The two countries, which are members of the military alliance, are at odds over a host of issues ranging from ethnically split Cyprus to sovereignty over airspace and overflights.
Turkey says its jets carry out regular patrols along the Aegean as part of its right to protect its borders.
While tensions have long simmered, the rhetoric between the two neighbors has sharpened in the past two years: Two Greek soldiers detained by Turkey and eight Turkish soldiers seeking asylum in Greece have been the focal point of verbal jousting in recent months.
The meeting with Erdogan, which lasted almost two hours, was not “the easiest of meetings”, Tsipras told journalists.
The Greek soldiers were arrested in March after crossing a borderline between the two countries and face charges of illegal entry in Turkey.
The eight Turkish commandos, who commandeered a helicopter to flee Turkey as a coup against Erdogan crumbled in July 2016, have sought asylum in Greece.
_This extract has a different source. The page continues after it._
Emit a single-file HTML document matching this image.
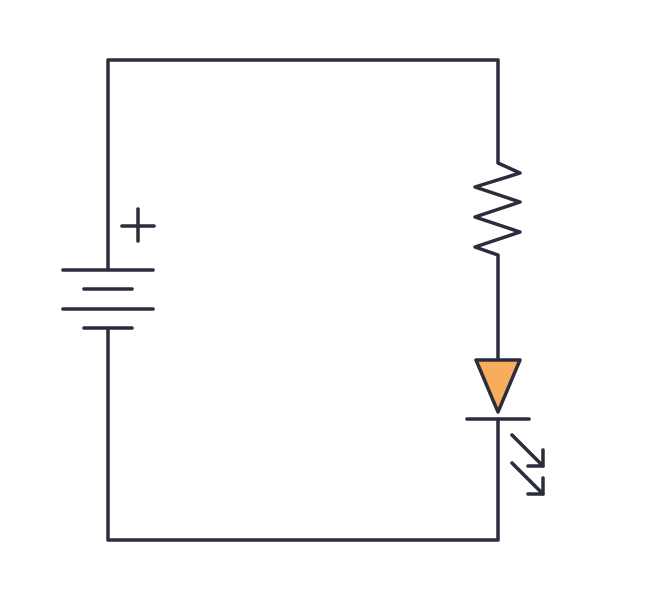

Turkey says they were involved in the putsch and demands they be returned to face trial.
Tsipras said he raised the issue of the Greek soldiers, whom, he said, were in custody without charge. In turn, he said, Erdogan raised the matter of the Turkish commandos who fled to Greece.
“I stressed, once more, I made clear, that in Greece, the Greek judiciary is totally independent,” Tsipras said, referring to applications by those individuals to claim asylum.
“At the same time I underlined what I have repeatedly stated, that for the Greek government, coupists, from any country – from Turkey in this case – or anyone who attempts the breakdown of democratic order, are not welcome in our country.”
The two countries also agreed that their foreign ministers maintain contact on ethnically-split Cyprus, divided since a Turkish invasion in 1974 after a brief Greek-inspired coup. The latest bid to unite the island under a federal umbrella collapsed exactly one year ago.